The average physical occupancy for the same-store portfolio in the fourth quarter was 95.7%, an improvement of 10 basis points (bps) over the prior-year period. Our estimate was in line with the same at 95.7%.

As of Dec. 31, 2025, resident turnover in the same-store portfolio remained historically low at 40.2%. This stemmed from low levels of move-outs related to buying single-family homes (11.1/%).

During the fourth quarter, MAA's same-store effective blended lease rate growth was negative 1.7%, improving 40 bps from the prior-year period. The effective new lease rate dropped 8.1%, while the effective renewal lease rate grew 4.7%.

Portfolio Activity

In January 2026, MAA acquired a land parcel in Northern Virginia through its pre-purchase development program. The company plans to develop a 287-unit multifamily apartment community at the property to begin in the second half of 2026.

In October 2025, MAA acquired a land parcel in the Kansas City market, adjacent to the acquired community, for the future development of a phase II multi-family expansion. In the same month, MAA purchased a land parcel in Phoenix, AZ, and began construction on a 280-unit multi-family apartment community.

As of Dec. 31, 2025, MAA had eight communities under development, with total expected costs of $306.4 million. During the fourth quarter, MAA completed the initial lease-up of MAA Vale in Raleigh, NC.

Balance Sheet Position

MAA exited the fourth quarter of 2025 with cash and cash equivalents of $60.3 million, up from $32.2 million recorded as of Sept. 30, 2025.

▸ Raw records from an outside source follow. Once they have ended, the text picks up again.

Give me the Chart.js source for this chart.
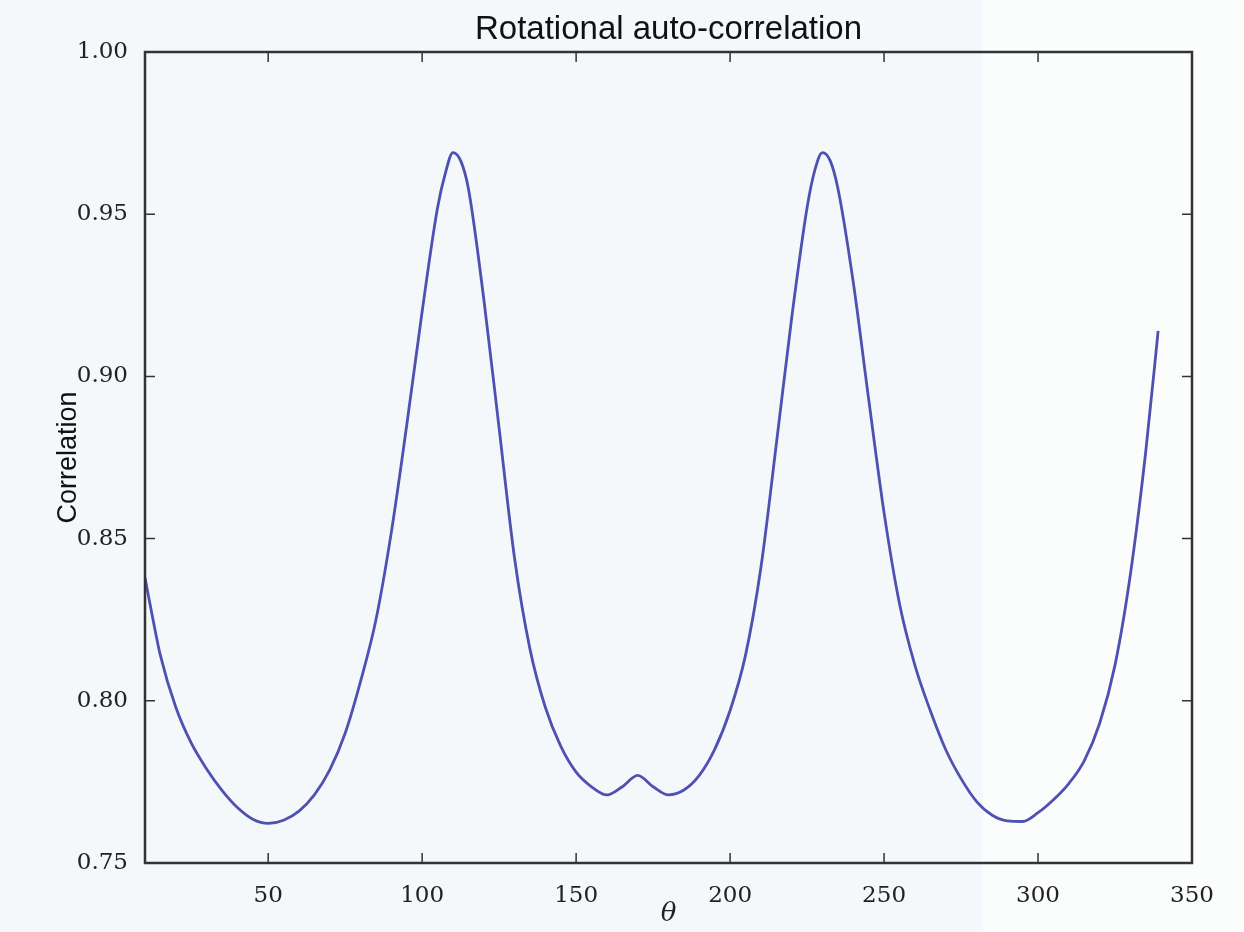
<!DOCTYPE html>
<html>
<head>
<meta charset="utf-8">
<script src="https://cdn.jsdelivr.net/npm/chart.js@4/dist/chart.umd.min.js"></script>
<style>
  html, body { margin: 0; padding: 0; }
  body { background: linear-gradient(to right, #f4f8fb 983px, #fbfcfc 983px); }
  #wrap { width: 1244px; height: 932px; }
</style>
</head>
<body>
<div id="wrap"><canvas id="chart" width="1244" height="932"></canvas></div>
<script>
// rotation angle (degrees) and measured correlation
const thetas = [10, 12, 15, 20, 25, 30, 35, 40, 45, 50, 55, 60, 65, 70, 75, 80, 85, 90, 95, 100,
  105, 107.5, 110, 112.5, 115, 120, 125, 130, 135, 140, 145, 150, 155, 160, 165, 170, 175, 180, 185, 190, 195, 200,
  205, 210, 215, 220, 225, 227.5, 230, 232.5, 235, 240, 245, 250, 255, 260, 265, 270, 275, 280, 285, 290, 295, 300,
  305, 310, 315, 320, 325, 330, 335, 339];
const correlation = [0.838, 0.828, 0.814, 0.798, 0.787, 0.779, 0.7724, 0.7671, 0.7635, 0.7622, 0.7632, 0.766, 0.771, 0.7787, 0.790, 0.806, 0.825, 0.852, 0.885, 0.920,
  0.952, 0.9625, 0.969, 0.9665, 0.958, 0.924, 0.884, 0.844, 0.816, 0.798, 0.786, 0.778, 0.7735, 0.771, 0.7735, 0.777, 0.7735, 0.771, 0.7725, 0.777, 0.785, 0.797,
  0.814, 0.841, 0.879, 0.918, 0.952, 0.9635, 0.969, 0.9665, 0.958, 0.929, 0.893, 0.858, 0.830, 0.811, 0.797, 0.785, 0.776, 0.769, 0.7648, 0.763, 0.7628, 0.7655,
  0.7695, 0.7745, 0.7815, 0.793, 0.811, 0.839, 0.877, 0.914];

const xTicks = [50, 100, 150, 200, 250, 300, 350];
const yTicks = [0.75, 0.80, 0.85, 0.90, 0.95, 1.00];

const frameColor = '#333';

// matplotlib-style box with inward ticks on all four sides
const framePlugin = {
  id: 'frame',
  afterDatasetsDraw(chart) {
    const {ctx, chartArea: a, scales: {x, y}} = chart;
    ctx.save();
    ctx.strokeStyle = frameColor;
    ctx.lineWidth = 1.5;
    const len = 10;
    ctx.beginPath();
    xTicks.forEach(v => {
      const px = x.getPixelForValue(v);
      ctx.moveTo(px, a.bottom); ctx.lineTo(px, a.bottom - len);
      ctx.moveTo(px, a.top); ctx.lineTo(px, a.top + len);
    });
    yTicks.forEach(v => {
      const py = y.getPixelForValue(v);
      ctx.moveTo(a.left, py); ctx.lineTo(a.left + len, py);
      ctx.moveTo(a.right, py); ctx.lineTo(a.right - len, py);
    });
    ctx.stroke();
    ctx.lineWidth = 2.5;
    ctx.strokeRect(a.left, a.top, a.right - a.left, a.bottom - a.top);
    ctx.restore();
  }
};

const tickFont = { family: 'DejaVu Serif', size: 23 };

new Chart(document.getElementById('chart').getContext('2d'), {
  type: 'line',
  data: {
    datasets: [{
      data: thetas.map((t, i) => ({ x: t, y: correlation[i] })),
      borderColor: '#4e50b2',
      borderWidth: 2.8,
      pointRadius: 0,
      cubicInterpolationMode: 'monotone',
      fill: false,
    }],
  },
  options: {
    responsive: false,
    animation: false,
    layout: { padding: { left: 0, right: 52, top: 0, bottom: 0 } },
    plugins: {
      legend: { display: false },
      tooltip: { enabled: false },
      title: {
        display: true,
        text: 'Rotational auto-correlation',
        fullSize: false,
        color: '#111',
        font: { family: 'Liberation Sans', size: 33, weight: 'normal', lineHeight: 1.2 },
        padding: { top: 10, bottom: 2.4 },
      },
    },
    scales: {
      x: {
        type: 'linear',
        min: 10,
        max: 350,
        afterBuildTicks: (s) => { s.ticks = xTicks.map(v => ({ value: v })); },
        afterFit: (s) => { s.height = 69; },
        grid: { display: false },
        border: { display: false },
        ticks: { color: '#222', font: tickFont, padding: 11, maxRotation: 0 },
        title: {
          display: true,
          text: 'θ',
          color: '#222',
          font: { family: 'DejaVu Serif', size: 26, style: 'italic', lineHeight: 1.2 },
          padding: { top: 2, bottom: 2 },
        },
      },
      y: {
        type: 'linear',
        min: 0.75,
        max: 1.0,
        afterBuildTicks: (s) => { s.ticks = yTicks.map(v => ({ value: v })); },
        afterFit: (s) => { s.width = 145; },
        grid: { display: false },
        border: { display: false },
        ticks: { color: '#222', font: tickFont, padding: 9, callback: (v) => v.toFixed(2) },
        title: {
          display: true,
          text: 'Correlation',
          color: '#111',
          font: { family: 'Liberation Sans', size: 27, lineHeight: 1.2 },
          padding: { top: 52, bottom: 52 },
        },
      },
    },
  },
  plugins: [framePlugin],
});
</script>
</body>
</html>
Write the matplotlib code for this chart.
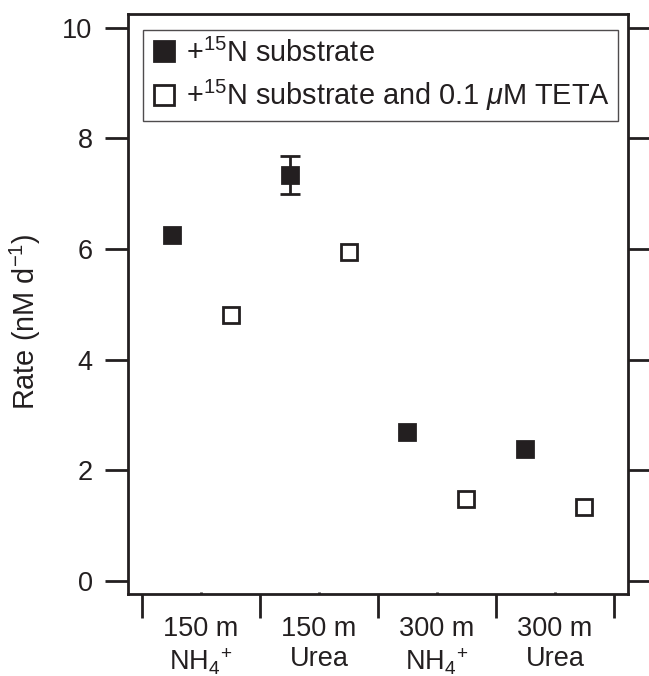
import matplotlib
matplotlib.use("Agg")
import matplotlib.pyplot as plt
import numpy as np
from matplotlib.ticker import FixedLocator

plt.rcParams['font.family'] = ['Liberation Sans', 'DejaVu Sans']
plt.rcParams['mathtext.fontset'] = 'custom'
plt.rcParams['mathtext.rm'] = 'Liberation Sans'
plt.rcParams['mathtext.it'] = 'Liberation Sans:italic'
plt.rcParams['mathtext.bf'] = 'Liberation Sans:bold'

# ---- data ----
categories = ["150 m\nNH$_{4}{}^{+}$", "150 m\nUrea", "300 m\nNH$_{4}{}^{+}$", "300 m\nUrea"]
rate_substrate = [6.26, 7.34, 2.70, 2.38]
err_substrate = [0.0, 0.34, 0.0, 0.0]
rate_teta = [4.81, 5.94, 1.49, 1.34]
label_substrate = "+$^{15}$N substrate"
label_teta = "+$^{15}$N substrate and 0.1 $\\mu$M TETA"
y_ticks = [0, 2, 4, 6, 8, 10]

C = '#231f20'
FS = 19.5
LFS = 20.8

fig = plt.figure(figsize=(6.49, 6.76), dpi=100)
ax = fig.add_axes([128/649, 82/676, 500/649, 580/676])

x = np.arange(len(categories))
off = 0.25
ms = 11.7
mew = 2.0

rs = np.array(rate_substrate)
es = np.array(err_substrate)
has_err = es > 0
ax.errorbar((x - off)[has_err], rs[has_err], yerr=es[has_err], fmt='none',
            ecolor=C, elinewidth=2.0, capsize=7, capthick=2.0, zorder=2)
h_fill, = ax.plot(x - off, rate_substrate, 's', ms=ms, mfc=C, mec=C, mew=mew, zorder=3)
h_open, = ax.plot(x + off, rate_teta, 's', ms=ms, mfc='white', mec=C, mew=mew, zorder=3)

ax.set_xlim(-0.619, 3.619)
ax.set_ylim(-0.235, 10.25)

ax.set_yticks(y_ticks)
ax.set_yticklabels([str(v) for v in y_ticks], fontsize=FS, color=C)
ax.tick_params(axis='y', which='major', direction='out', length=16.5, width=2.0,
               color=C, left=True, right=True, labelright=False, pad=9)

# boundaries as major ticks, category centres as minor ticks with labels
ax.xaxis.set_major_locator(FixedLocator(np.arange(len(categories) + 1) - 0.5))
ax.xaxis.set_minor_locator(FixedLocator(x))
ax.set_xticklabels([''] * (len(categories) + 1))
ax.set_xticklabels(categories, minor=True, fontsize=FS, color=C)
ax.tick_params(axis='x', which='major', direction='out', length=17, width=2.0, color=C)
ax.tick_params(axis='x', which='minor', direction='in', length=1.5, width=2.0, color=C, pad=16)

for s in ax.spines.values():
    s.set_linewidth(2.0)
    s.set_color(C)

ax.set_ylabel("Rate (nM d$^{-1}$)", fontsize=LFS, color=C)
ax.yaxis.set_label_coords(-0.17, 0.469)

leg = ax.legend([h_fill, h_open], [label_substrate, label_teta],
                loc='upper left', bbox_to_anchor=(0.03, 0.972), borderaxespad=0,
                fontsize=LFS, frameon=True, fancybox=False, markerscale=1.25,
                handlelength=0.9, handletextpad=0.3, borderpad=0.28, labelspacing=0.36,
                numpoints=1)
leg.get_frame().set_edgecolor(C)
leg.get_frame().set_linewidth(1.0)
for t in leg.get_texts():
    t.set_color(C)

fig.savefig("out.png", dpi=100)
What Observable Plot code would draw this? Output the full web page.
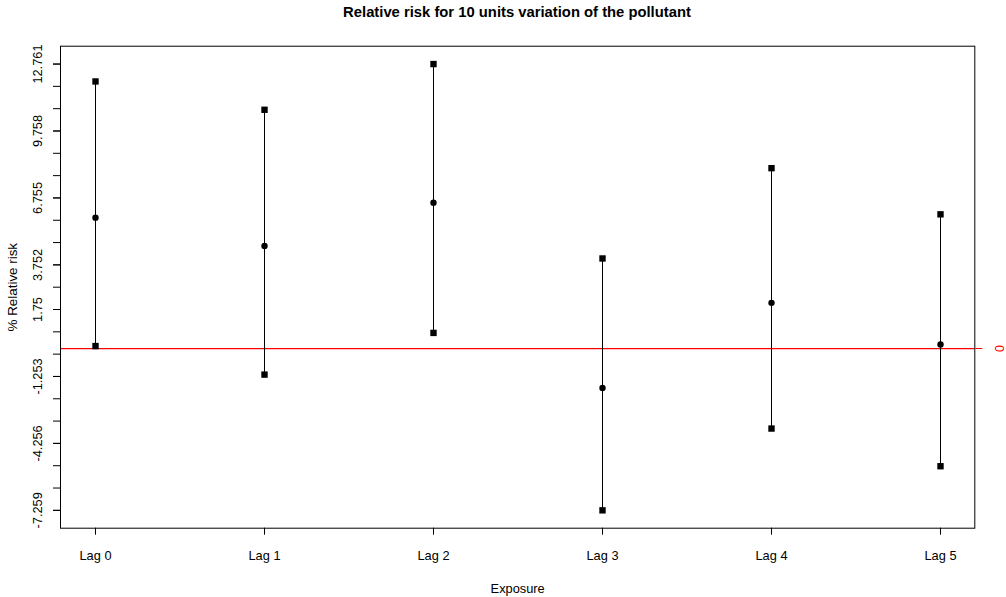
<!DOCTYPE html>
<html>
<head>
<meta charset="utf-8">
<script src="https://cdn.jsdelivr.net/npm/d3@7"></script>
<script src="https://cdn.jsdelivr.net/npm/@observablehq/plot@0.6"></script>
<style>
  body { margin: 0; background: #fff; font-family: "Liberation Sans", Arial, sans-serif; }
  #wrap { position: relative; width: 1006px; height: 597px; }
  #title { position: absolute; left: 517px; top: 4px; transform: translateX(-50%); font-weight: bold; font-size: 14.8px; line-height: 17px; white-space: nowrap; color: #000; }
  #chart { position: absolute; left: 0; top: 28px; }
</style>
</head>
<body>
<div id="wrap">
  <div id="title">Relative risk for 10 units variation of the pollutant</div>
  <div id="chart"></div>
</div>
<script>
const lags = ["Lag 0", "Lag 1", "Lag 2", "Lag 3", "Lag 4", "Lag 5"];
const estimate = [5.87, 4.60, 6.54, -1.77, 2.05, 0.18];
const lower = [0.11, -1.17, 0.70, -7.259, -3.59, -5.28];
const upper = [11.98, 10.71, 12.761, 4.04, 8.09, 6.02];
const yTicks = [12.761, 11.76, 10.759, 9.758, 8.757, 7.756, 6.755, 5.754, 4.753, 3.752, 2.751, 1.75, 0.749, -0.252, -1.253, -2.254, -3.255, -4.256, -5.257, -6.258, -7.259];
const yLabels = [12.761, 9.758, 6.755, 3.752, 1.75, -1.253, -4.256, -7.259];
const refLine = [0];

const rows = lags.map((lag, i) => ({lag, est: estimate[i], lo: lower[i], hi: upper[i]}));
const lo = d3.min(lower), hi = d3.max(upper), pad = 0.04 * (hi - lo);

const font = "Liberation Sans, Arial, sans-serif";
const chart = Plot.plot({
  width: 1006,
  height: 569,
  marginLeft: 60,
  marginRight: 31.7,
  marginTop: 17.7,
  marginBottom: 69.3,
  style: {fontFamily: font, fontSize: "12.5px", background: "#fff", color: "#000"},
  x: {type: "point", domain: lags, padding: 0.2},
  y: {domain: [lo - pad, hi + pad]},
  marks: [
    Plot.ruleY(refLine, {stroke: "red", strokeWidth: 1.2}),
    Plot.ruleX(rows, {x: "lag", y1: "lo", y2: "hi", stroke: "#000", strokeWidth: 1}),
    Plot.dot(rows, {x: "lag", y: "hi", symbol: "square", r: 3.6, fill: "#000", stroke: "none"}),
    Plot.dot(rows, {x: "lag", y: "lo", symbol: "square", r: 3.6, fill: "#000", stroke: "none"}),
    Plot.dot(rows, {x: "lag", y: "est", symbol: "circle", r: 3.2, fill: "#000", stroke: "none"}),
    Plot.frame({stroke: "#000"}),
    Plot.axisX({tickSize: 7, tickPadding: 16, fontSize: 12.8, label: null}),
    Plot.axisY({ticks: yTicks, tickSize: 7, tickFormat: () => "", label: null}),
    Plot.axisY({ticks: yLabels, tickSize: 7, tickRotate: -90, lineAnchor: "middle", textAnchor: "middle", tickPadding: 16, fontSize: 12.8, tickFormat: d => String(d), label: null}),
    Plot.axisY({anchor: "right", ticks: refLine, tickSize: 7, color: "red", tickFormat: () => "", label: null}),
    Plot.text(refLine, {y: d => d, text: d => String(d), frameAnchor: "right", dx: 24.7, rotate: 90, fill: "red", fontSize: 12.8, lineAnchor: "middle", textAnchor: "middle"}),
    Plot.text(["Exposure"], {text: d => d, frameAnchor: "bottom", dy: 60.3, fontSize: 12.8, lineAnchor: "middle"}),
    Plot.text(["% Relative risk"], {text: d => d, frameAnchor: "left", dx: -48, rotate: -90, fontSize: 13.4, lineAnchor: "middle", textAnchor: "middle"})
  ]
});
document.getElementById("chart").appendChild(chart);
</script>
</body>
</html>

As of Dec. 31, 2025, MAA had a strong balance sheet with $879.2 million in combined cash and capacity available under its unsecured revolving credit facility. In October 2025, the company increased its borrowing capacity to $1.5 billion, with an option to expand it to $2 billion.

As of Dec. 31, 2025, MAA had a net debt/adjusted EBITDAre ratio of 4.3 times, and the total debt outstanding was $5.41 billion. Its total debt average years to maturity was 6.4 years.

2026 Guidance

MAA projects a first-quarter 2026 core FFO per share in the band of $2.05-$2.17, with $2.11 at the midpoint. This residential REIT expects its 2026 core FFO per share to be in the range of $8.35-$8.71, with the midpoint being $8.53.

For 2026, management anticipates same-store property revenue growth of negative 0.20% to 1.30% and operating expense growth of 1.90% to 3.40%. As a result, same-store NOI growth is expected to be between negative 1.70% and 0.30%. Average physical occupancy for the same-store portfolio is guided in the range of 95.3%-95.9%, with the midpoint being 95.60%.

How Have Estimates Been Moving Since Then?

It turns out, fresh estimates have trended downward during the past month.

VGM Scores

At this time, Mid-America Apartment Communities has a subpar Growth Score of D, though it is lagging a bit on the Momentum Score front with an F. Charting a somewhat similar path, the stock has a grade of D on the value side, putting it in the bottom 40% for this investment strategy.

Overall, the stock has an aggregate VGM Score of F. If you aren't focused on one strategy, this score is the one you should be interested in.

Outlook

Estimates have been broadly trending downward for the stock, and the magnitude of these revisions indicates a downward shift. It's no surprise Mid-America Apartment Communities has a Zacks Rank #4 (Sell). We expect a below average return from the stock in the next few months.